On a windy fall day on the Standing Rock Indian Reservation in North Dakota, Wehnona Stabler goes home to burn some sage. As the director of an Indian hospital, Stabler battles diabetes, meth addiction, STDs, and teenage suicide. Often, she dreams of floating down the Missouri River to her home on the Omaha reservation where one of her heroes, Dr. Picotte, was born.
Picotte was America’s first Native doctor. As a child, Picotte watched an Indian woman die because the white doctor never showed up. So, Picotte became a doctor herself, graduating first in her class from the Woman’s Medical College of Pennsylvania. She returned home to a tribe ravaged by disease and alcohol and devoted the rest of her life to healing wounds of the body and spirit.

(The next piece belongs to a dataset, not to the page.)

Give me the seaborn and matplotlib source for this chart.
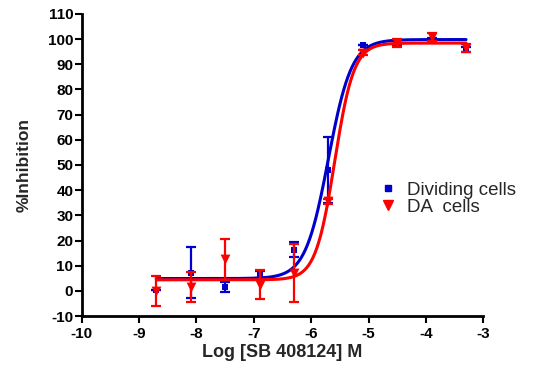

A century later, Native women from many tribes followed in her footsteps.
In South Dakota, Dr. Lucy Reifel walks through the doors of her mobile clinic on the Rosebud Sioux Reservation. She gives shots, weighs infants, and talks to mothers about the virtues of breastfeeding. Then, she goes home to her oldest child, a young man who needs constant care. Reifel's son, Casey, was born with fetal alcohol syndrome to a mother who had been drinking throughout her pregnancy. Thirty years ago, Reifel adopted him.
Meanwhile, in Page, AZ, near Monument Valley, Dr. Lori Arviso Alford scrubs her hands in preparation for surgery. Soon, she’ll walk through the double-doors to operate on her first patient of the day. As a graduate of the prestigious Stanford University Medical School, Alvord is the first member of the Navajo tribe to become a surgeon.
When a way of life is shattered, it’s often the women who become the healers. Today’s medicine women struggle, as Picotte did, to serve their people, to raise their families, and to hold on to their tribal identities.